A little time was spent comparing the fender flares of the E30 M3 to the 1M. I suppose you can make that comparison, but . . .
Tires can do a lot for the feel of a car, and the Michelin Pilot Sport PS2s are super sticky. See the following . . .
The shocks are monotubes, but are not the adaptive dampers like the M3. The M button on the steering wheel only affects the ‘throttle’ mappings in the 1M subsequently. And here’s a link that explains the difference between twin-tube and monotube shocks: http://www.kyb.com/service/monotube.php (There’s a nice little video embedded in the page too.)
The whole rear suspension is lifted from the M3 – everything is carried over to the 1M with the exception of the springs.

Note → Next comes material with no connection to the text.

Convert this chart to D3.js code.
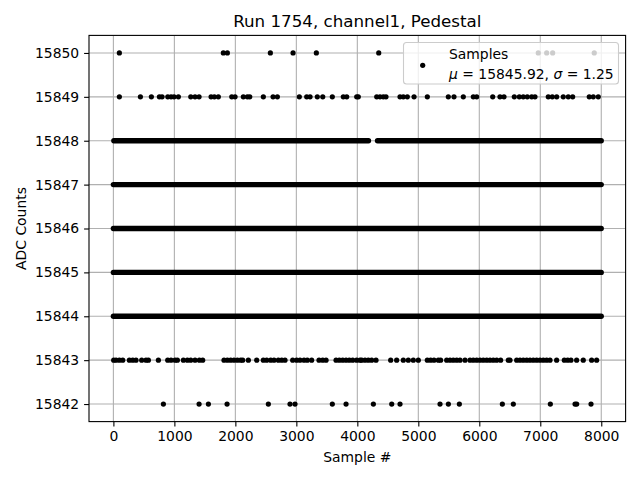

Javier Mota, from Univision, and I took a white 1M up to the track and for some time were following an orange 1M and the one thing that stood out (besides the arresting orange color) was how far down into the underbody airstream the cooling fins for the differential extended.
I asked casually about why there wasn’t an Alcantara seat option and was told that the wear characteristics of Alcantara are not what they are willing to live with. Still some tough wearing cloth would be nice, it’s less slippery and doesn’t get as hot. However, I suspect true track day junkies will have the stock seat replaced with a racing seat ‘tout de suite’.
A note taken after time on the track, “Transitions (weight transfer) were well managed. It never felt uncertain, never skittish. But it was brutally quick and competent.”
And while times were not given, Matt Russell did say the the 1M was quicker round the ‘ring than the E46 M3.
As good as this car is, it’s not for everybody. And face it there aren’t that many drivers who can deal with a manual transmission car.
Did I mention that this car has bags of TORQUE!!!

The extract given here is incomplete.